##### Supplied material
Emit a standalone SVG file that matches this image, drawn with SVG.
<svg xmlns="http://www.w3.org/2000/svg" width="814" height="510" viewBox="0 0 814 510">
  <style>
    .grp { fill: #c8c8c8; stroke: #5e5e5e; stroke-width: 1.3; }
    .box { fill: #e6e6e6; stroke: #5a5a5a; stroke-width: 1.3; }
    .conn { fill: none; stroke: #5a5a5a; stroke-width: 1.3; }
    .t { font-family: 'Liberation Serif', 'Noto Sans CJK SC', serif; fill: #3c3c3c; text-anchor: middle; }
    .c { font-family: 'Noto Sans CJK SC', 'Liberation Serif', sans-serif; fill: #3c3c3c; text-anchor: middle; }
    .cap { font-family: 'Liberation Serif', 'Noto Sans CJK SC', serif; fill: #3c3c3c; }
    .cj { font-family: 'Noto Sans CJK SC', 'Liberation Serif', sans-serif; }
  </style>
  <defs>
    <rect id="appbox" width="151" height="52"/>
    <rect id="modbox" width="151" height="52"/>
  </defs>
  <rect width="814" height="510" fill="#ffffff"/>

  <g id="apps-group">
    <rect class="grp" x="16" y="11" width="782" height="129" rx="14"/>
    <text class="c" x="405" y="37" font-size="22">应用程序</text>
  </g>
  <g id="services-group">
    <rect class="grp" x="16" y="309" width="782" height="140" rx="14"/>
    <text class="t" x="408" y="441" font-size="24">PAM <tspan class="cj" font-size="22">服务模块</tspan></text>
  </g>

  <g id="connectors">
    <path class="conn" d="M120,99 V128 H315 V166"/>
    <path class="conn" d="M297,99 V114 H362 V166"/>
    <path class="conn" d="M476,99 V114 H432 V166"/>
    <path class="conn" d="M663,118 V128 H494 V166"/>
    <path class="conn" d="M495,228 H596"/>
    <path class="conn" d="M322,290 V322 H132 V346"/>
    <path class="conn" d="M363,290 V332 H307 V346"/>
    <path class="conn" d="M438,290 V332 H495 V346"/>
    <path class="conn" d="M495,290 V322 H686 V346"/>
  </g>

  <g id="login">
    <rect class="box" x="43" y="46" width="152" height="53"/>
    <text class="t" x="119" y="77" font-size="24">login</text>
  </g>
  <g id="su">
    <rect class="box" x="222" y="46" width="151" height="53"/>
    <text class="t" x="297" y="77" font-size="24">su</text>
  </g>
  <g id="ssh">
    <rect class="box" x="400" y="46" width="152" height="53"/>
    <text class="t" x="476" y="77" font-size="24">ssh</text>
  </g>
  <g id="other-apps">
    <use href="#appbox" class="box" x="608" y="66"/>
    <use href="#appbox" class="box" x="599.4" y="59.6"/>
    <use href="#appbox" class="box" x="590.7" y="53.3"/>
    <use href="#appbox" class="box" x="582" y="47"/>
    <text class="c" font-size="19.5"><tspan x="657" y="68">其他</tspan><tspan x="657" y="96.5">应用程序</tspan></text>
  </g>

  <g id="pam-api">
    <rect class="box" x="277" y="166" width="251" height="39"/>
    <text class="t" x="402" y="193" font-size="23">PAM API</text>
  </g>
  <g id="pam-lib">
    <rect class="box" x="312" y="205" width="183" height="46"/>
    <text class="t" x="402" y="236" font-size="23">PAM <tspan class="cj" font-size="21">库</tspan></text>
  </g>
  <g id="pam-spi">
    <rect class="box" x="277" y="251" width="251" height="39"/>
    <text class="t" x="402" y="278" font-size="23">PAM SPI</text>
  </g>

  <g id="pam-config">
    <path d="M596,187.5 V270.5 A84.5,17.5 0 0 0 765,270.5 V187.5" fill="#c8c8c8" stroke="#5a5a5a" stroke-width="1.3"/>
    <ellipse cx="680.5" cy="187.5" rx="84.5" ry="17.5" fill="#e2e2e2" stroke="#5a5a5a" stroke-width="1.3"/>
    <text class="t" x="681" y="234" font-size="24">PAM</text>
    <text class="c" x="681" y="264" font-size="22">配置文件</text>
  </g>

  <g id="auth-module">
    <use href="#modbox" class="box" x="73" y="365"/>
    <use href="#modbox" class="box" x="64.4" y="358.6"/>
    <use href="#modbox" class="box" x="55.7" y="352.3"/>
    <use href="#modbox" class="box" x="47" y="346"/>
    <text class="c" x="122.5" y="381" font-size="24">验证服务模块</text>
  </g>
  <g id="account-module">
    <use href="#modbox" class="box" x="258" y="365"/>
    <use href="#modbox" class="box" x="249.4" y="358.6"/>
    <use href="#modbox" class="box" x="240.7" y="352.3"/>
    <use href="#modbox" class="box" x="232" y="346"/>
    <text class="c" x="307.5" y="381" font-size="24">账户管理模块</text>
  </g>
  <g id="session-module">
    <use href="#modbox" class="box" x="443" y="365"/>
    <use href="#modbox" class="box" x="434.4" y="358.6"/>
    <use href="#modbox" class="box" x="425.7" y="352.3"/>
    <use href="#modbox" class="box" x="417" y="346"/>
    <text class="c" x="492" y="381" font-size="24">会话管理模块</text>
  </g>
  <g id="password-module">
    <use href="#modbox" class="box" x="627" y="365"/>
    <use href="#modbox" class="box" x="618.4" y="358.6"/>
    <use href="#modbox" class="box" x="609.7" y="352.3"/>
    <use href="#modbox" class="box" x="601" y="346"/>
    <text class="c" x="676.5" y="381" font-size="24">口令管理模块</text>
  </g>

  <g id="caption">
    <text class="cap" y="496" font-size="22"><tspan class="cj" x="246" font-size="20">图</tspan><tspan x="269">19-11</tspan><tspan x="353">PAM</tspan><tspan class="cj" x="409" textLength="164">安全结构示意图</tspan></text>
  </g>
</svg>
##########
Requirement. Repeat the material above exactly.

Full answer.
Emit a standalone SVG file that matches this image, drawn with SVG.
<svg xmlns="http://www.w3.org/2000/svg" width="814" height="510" viewBox="0 0 814 510">
  <style>
    .grp { fill: #c8c8c8; stroke: #5e5e5e; stroke-width: 1.3; }
    .box { fill: #e6e6e6; stroke: #5a5a5a; stroke-width: 1.3; }
    .conn { fill: none; stroke: #5a5a5a; stroke-width: 1.3; }
    .t { font-family: 'Liberation Serif', 'Noto Sans CJK SC', serif; fill: #3c3c3c; text-anchor: middle; }
    .c { font-family: 'Noto Sans CJK SC', 'Liberation Serif', sans-serif; fill: #3c3c3c; text-anchor: middle; }
    .cap { font-family: 'Liberation Serif', 'Noto Sans CJK SC', serif; fill: #3c3c3c; }
    .cj { font-family: 'Noto Sans CJK SC', 'Liberation Serif', sans-serif; }
  </style>
  <defs>
    <rect id="appbox" width="151" height="52"/>
    <rect id="modbox" width="151" height="52"/>
  </defs>
  <rect width="814" height="510" fill="#ffffff"/>

  <g id="apps-group">
    <rect class="grp" x="16" y="11" width="782" height="129" rx="14"/>
    <text class="c" x="405" y="37" font-size="22">应用程序</text>
  </g>
  <g id="services-group">
    <rect class="grp" x="16" y="309" width="782" height="140" rx="14"/>
    <text class="t" x="408" y="441" font-size="24">PAM <tspan class="cj" font-size="22">服务模块</tspan></text>
  </g>

  <g id="connectors">
    <path class="conn" d="M120,99 V128 H315 V166"/>
    <path class="conn" d="M297,99 V114 H362 V166"/>
    <path class="conn" d="M476,99 V114 H432 V166"/>
    <path class="conn" d="M663,118 V128 H494 V166"/>
    <path class="conn" d="M495,228 H596"/>
    <path class="conn" d="M322,290 V322 H132 V346"/>
    <path class="conn" d="M363,290 V332 H307 V346"/>
    <path class="conn" d="M438,290 V332 H495 V346"/>
    <path class="conn" d="M495,290 V322 H686 V346"/>
  </g>

  <g id="login">
    <rect class="box" x="43" y="46" width="152" height="53"/>
    <text class="t" x="119" y="77" font-size="24">login</text>
  </g>
  <g id="su">
    <rect class="box" x="222" y="46" width="151" height="53"/>
    <text class="t" x="297" y="77" font-size="24">su</text>
  </g>
  <g id="ssh">
    <rect class="box" x="400" y="46" width="152" height="53"/>
    <text class="t" x="476" y="77" font-size="24">ssh</text>
  </g>
  <g id="other-apps">
    <use href="#appbox" class="box" x="608" y="66"/>
    <use href="#appbox" class="box" x="599.4" y="59.6"/>
    <use href="#appbox" class="box" x="590.7" y="53.3"/>
    <use href="#appbox" class="box" x="582" y="47"/>
    <text class="c" font-size="19.5"><tspan x="657" y="68">其他</tspan><tspan x="657" y="96.5">应用程序</tspan></text>
  </g>

  <g id="pam-api">
    <rect class="box" x="277" y="166" width="251" height="39"/>
    <text class="t" x="402" y="193" font-size="23">PAM API</text>
  </g>
  <g id="pam-lib">
    <rect class="box" x="312" y="205" width="183" height="46"/>
    <text class="t" x="402" y="236" font-size="23">PAM <tspan class="cj" font-size="21">库</tspan></text>
  </g>
  <g id="pam-spi">
    <rect class="box" x="277" y="251" width="251" height="39"/>
    <text class="t" x="402" y="278" font-size="23">PAM SPI</text>
  </g>

  <g id="pam-config">
    <path d="M596,187.5 V270.5 A84.5,17.5 0 0 0 765,270.5 V187.5" fill="#c8c8c8" stroke="#5a5a5a" stroke-width="1.3"/>
    <ellipse cx="680.5" cy="187.5" rx="84.5" ry="17.5" fill="#e2e2e2" stroke="#5a5a5a" stroke-width="1.3"/>
    <text class="t" x="681" y="234" font-size="24">PAM</text>
    <text class="c" x="681" y="264" font-size="22">配置文件</text>
  </g>

  <g id="auth-module">
    <use href="#modbox" class="box" x="73" y="365"/>
    <use href="#modbox" class="box" x="64.4" y="358.6"/>
    <use href="#modbox" class="box" x="55.7" y="352.3"/>
    <use href="#modbox" class="box" x="47" y="346"/>
    <text class="c" x="122.5" y="381" font-size="24">验证服务模块</text>
  </g>
  <g id="account-module">
    <use href="#modbox" class="box" x="258" y="365"/>
    <use href="#modbox" class="box" x="249.4" y="358.6"/>
    <use href="#modbox" class="box" x="240.7" y="352.3"/>
    <use href="#modbox" class="box" x="232" y="346"/>
    <text class="c" x="307.5" y="381" font-size="24">账户管理模块</text>
  </g>
  <g id="session-module">
    <use href="#modbox" class="box" x="443" y="365"/>
    <use href="#modbox" class="box" x="434.4" y="358.6"/>
    <use href="#modbox" class="box" x="425.7" y="352.3"/>
    <use href="#modbox" class="box" x="417" y="346"/>
    <text class="c" x="492" y="381" font-size="24">会话管理模块</text>
  </g>
  <g id="password-module">
    <use href="#modbox" class="box" x="627" y="365"/>
    <use href="#modbox" class="box" x="618.4" y="358.6"/>
    <use href="#modbox" class="box" x="609.7" y="352.3"/>
    <use href="#modbox" class="box" x="601" y="346"/>
    <text class="c" x="676.5" y="381" font-size="24">口令管理模块</text>
  </g>

  <g id="caption">
    <text class="cap" y="496" font-size="22"><tspan class="cj" x="246" font-size="20">图</tspan><tspan x="269">19-11</tspan><tspan x="353">PAM</tspan><tspan class="cj" x="409" textLength="164">安全结构示意图</tspan></text>
  </g>
</svg>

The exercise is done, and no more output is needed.